Directions - Extract exactly the run of lines starting at the line that holds "Convert this chart to Plotly code." and ending at the line that holds "0.0027, 0.0019, 0.0015]", both included.

— start Extracted records —

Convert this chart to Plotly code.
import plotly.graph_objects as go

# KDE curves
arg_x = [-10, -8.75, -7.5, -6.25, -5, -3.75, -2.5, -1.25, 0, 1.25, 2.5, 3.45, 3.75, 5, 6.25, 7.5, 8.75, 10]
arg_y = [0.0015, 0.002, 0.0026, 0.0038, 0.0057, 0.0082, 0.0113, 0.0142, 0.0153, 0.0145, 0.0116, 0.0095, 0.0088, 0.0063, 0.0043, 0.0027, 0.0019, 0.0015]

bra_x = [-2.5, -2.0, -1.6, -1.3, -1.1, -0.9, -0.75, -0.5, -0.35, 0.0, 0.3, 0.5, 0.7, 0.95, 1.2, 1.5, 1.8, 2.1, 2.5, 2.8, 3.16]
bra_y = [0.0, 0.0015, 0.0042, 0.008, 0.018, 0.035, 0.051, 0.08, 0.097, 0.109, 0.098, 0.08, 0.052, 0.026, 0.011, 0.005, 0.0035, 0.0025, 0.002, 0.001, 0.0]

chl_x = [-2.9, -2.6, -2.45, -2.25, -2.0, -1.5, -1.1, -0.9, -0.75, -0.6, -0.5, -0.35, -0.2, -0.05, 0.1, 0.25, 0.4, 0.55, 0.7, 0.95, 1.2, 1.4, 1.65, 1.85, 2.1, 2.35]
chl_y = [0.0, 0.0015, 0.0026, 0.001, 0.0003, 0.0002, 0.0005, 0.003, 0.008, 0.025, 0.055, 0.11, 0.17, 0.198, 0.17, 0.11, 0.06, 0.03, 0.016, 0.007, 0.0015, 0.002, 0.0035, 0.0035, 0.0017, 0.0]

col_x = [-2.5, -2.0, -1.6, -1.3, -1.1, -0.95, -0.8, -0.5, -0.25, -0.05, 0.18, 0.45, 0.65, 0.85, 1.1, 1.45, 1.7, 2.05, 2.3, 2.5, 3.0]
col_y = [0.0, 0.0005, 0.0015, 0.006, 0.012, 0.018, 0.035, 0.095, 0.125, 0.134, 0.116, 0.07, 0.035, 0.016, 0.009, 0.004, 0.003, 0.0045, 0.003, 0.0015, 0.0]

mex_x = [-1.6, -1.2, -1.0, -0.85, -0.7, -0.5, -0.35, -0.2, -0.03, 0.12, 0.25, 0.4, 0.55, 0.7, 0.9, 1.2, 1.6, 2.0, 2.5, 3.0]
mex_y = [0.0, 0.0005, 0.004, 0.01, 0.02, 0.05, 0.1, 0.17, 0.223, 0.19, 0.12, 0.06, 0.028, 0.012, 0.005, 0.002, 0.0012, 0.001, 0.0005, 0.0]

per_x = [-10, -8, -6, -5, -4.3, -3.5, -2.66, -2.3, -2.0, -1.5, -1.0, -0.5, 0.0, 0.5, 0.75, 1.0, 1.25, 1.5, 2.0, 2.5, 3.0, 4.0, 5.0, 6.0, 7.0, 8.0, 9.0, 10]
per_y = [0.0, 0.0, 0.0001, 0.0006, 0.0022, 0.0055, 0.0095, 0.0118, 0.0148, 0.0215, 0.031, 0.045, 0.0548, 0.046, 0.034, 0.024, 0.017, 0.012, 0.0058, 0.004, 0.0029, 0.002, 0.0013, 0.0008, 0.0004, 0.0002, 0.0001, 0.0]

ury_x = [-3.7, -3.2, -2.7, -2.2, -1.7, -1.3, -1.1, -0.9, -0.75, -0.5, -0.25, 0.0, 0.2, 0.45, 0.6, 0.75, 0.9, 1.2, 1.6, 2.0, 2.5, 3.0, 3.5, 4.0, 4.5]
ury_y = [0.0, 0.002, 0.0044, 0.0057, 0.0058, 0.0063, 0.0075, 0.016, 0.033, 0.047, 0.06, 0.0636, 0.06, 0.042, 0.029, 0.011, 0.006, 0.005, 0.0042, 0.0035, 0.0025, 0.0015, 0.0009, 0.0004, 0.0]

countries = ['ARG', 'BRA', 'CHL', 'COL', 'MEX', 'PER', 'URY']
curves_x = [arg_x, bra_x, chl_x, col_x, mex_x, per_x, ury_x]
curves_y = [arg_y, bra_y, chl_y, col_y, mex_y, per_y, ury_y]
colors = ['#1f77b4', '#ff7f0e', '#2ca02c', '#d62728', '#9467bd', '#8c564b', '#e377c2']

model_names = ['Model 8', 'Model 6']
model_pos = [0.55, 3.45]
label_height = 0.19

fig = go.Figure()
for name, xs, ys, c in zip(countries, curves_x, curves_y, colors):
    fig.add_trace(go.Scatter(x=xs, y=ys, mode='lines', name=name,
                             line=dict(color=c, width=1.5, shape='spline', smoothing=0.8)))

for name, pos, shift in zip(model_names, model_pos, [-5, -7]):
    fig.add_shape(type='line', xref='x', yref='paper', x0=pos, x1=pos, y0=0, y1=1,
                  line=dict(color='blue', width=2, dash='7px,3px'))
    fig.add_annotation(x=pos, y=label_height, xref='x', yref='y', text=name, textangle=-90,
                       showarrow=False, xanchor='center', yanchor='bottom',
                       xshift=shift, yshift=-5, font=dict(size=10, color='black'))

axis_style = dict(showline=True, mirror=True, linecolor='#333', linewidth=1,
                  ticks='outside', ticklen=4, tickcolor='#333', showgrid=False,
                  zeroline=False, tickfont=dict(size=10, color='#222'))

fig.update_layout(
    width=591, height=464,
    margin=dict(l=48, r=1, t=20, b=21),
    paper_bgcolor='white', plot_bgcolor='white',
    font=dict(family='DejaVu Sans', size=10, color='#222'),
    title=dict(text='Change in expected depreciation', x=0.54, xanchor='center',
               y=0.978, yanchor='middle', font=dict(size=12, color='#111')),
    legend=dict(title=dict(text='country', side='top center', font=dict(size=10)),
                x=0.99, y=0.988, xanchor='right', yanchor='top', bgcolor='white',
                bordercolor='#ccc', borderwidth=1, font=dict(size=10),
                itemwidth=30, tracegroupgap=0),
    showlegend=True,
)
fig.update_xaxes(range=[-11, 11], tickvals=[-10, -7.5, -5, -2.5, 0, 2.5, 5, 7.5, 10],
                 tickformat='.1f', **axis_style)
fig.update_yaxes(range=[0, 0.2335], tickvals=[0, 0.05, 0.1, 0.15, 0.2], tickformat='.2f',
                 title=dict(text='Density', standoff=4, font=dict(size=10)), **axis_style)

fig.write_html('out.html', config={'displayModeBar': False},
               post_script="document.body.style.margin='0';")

— end Extracted records —
— start Extracted records —

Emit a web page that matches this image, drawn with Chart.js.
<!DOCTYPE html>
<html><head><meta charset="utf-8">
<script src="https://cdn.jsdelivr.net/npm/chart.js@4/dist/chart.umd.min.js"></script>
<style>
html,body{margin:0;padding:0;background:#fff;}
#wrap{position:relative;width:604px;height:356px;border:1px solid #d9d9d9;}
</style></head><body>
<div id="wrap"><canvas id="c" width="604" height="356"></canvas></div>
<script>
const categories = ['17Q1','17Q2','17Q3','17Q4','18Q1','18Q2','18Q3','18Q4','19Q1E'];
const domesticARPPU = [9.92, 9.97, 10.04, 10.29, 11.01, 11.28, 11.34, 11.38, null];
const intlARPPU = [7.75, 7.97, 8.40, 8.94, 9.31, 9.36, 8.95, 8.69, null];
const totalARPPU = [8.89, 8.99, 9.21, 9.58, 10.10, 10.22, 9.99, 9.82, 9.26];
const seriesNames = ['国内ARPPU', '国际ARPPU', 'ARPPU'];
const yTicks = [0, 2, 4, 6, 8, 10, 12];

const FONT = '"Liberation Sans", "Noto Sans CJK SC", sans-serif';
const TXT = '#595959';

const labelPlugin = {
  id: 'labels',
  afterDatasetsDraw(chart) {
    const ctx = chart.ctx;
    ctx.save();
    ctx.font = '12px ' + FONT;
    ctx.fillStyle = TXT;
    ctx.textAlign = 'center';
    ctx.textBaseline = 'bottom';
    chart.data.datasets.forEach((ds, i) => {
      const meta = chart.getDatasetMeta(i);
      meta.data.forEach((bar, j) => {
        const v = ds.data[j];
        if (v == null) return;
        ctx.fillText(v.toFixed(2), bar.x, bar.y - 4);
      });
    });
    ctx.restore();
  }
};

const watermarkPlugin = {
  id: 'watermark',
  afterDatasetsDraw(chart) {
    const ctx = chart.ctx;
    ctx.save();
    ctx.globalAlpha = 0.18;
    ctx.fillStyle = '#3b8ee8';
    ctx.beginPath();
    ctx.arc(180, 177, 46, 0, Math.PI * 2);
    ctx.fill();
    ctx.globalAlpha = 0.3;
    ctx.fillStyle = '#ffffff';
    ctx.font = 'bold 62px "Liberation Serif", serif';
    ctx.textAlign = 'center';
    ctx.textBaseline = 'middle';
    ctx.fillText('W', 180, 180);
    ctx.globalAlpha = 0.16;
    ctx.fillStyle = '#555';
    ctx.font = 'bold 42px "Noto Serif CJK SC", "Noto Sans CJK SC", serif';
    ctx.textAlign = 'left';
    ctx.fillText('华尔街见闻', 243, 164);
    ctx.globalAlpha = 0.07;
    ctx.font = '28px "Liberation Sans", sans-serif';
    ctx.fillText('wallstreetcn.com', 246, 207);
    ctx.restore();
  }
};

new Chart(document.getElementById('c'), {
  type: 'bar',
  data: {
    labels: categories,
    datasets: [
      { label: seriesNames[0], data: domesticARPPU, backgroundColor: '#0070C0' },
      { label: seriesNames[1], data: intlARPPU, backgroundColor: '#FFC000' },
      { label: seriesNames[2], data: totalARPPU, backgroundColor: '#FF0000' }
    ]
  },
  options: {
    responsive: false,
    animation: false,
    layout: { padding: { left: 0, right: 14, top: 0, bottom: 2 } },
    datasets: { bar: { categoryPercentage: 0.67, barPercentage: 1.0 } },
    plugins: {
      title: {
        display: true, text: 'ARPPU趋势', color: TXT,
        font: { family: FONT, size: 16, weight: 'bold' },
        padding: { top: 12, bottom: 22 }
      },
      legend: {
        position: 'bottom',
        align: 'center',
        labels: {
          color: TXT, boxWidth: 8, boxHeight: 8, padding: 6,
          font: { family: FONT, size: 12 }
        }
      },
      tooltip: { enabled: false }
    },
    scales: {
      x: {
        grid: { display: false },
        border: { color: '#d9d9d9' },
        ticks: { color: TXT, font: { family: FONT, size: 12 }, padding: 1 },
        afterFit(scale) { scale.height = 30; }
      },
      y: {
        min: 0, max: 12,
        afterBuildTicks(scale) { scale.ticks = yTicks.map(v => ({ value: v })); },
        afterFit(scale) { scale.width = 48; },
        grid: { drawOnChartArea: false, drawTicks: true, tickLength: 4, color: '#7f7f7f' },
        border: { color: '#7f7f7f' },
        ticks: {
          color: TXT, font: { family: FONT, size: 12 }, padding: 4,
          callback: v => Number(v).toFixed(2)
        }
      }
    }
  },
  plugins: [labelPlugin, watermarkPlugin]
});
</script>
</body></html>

— end Extracted records —

Final result -
Convert this chart to Plotly code.
import plotly.graph_objects as go

# KDE curves
arg_x = [-10, -8.75, -7.5, -6.25, -5, -3.75, -2.5, -1.25, 0, 1.25, 2.5, 3.45, 3.75, 5, 6.25, 7.5, 8.75, 10]
arg_y = [0.0015, 0.002, 0.0026, 0.0038, 0.0057, 0.0082, 0.0113, 0.0142, 0.0153, 0.0145, 0.0116, 0.0095, 0.0088, 0.0063, 0.0043, 0.0027, 0.0019, 0.0015]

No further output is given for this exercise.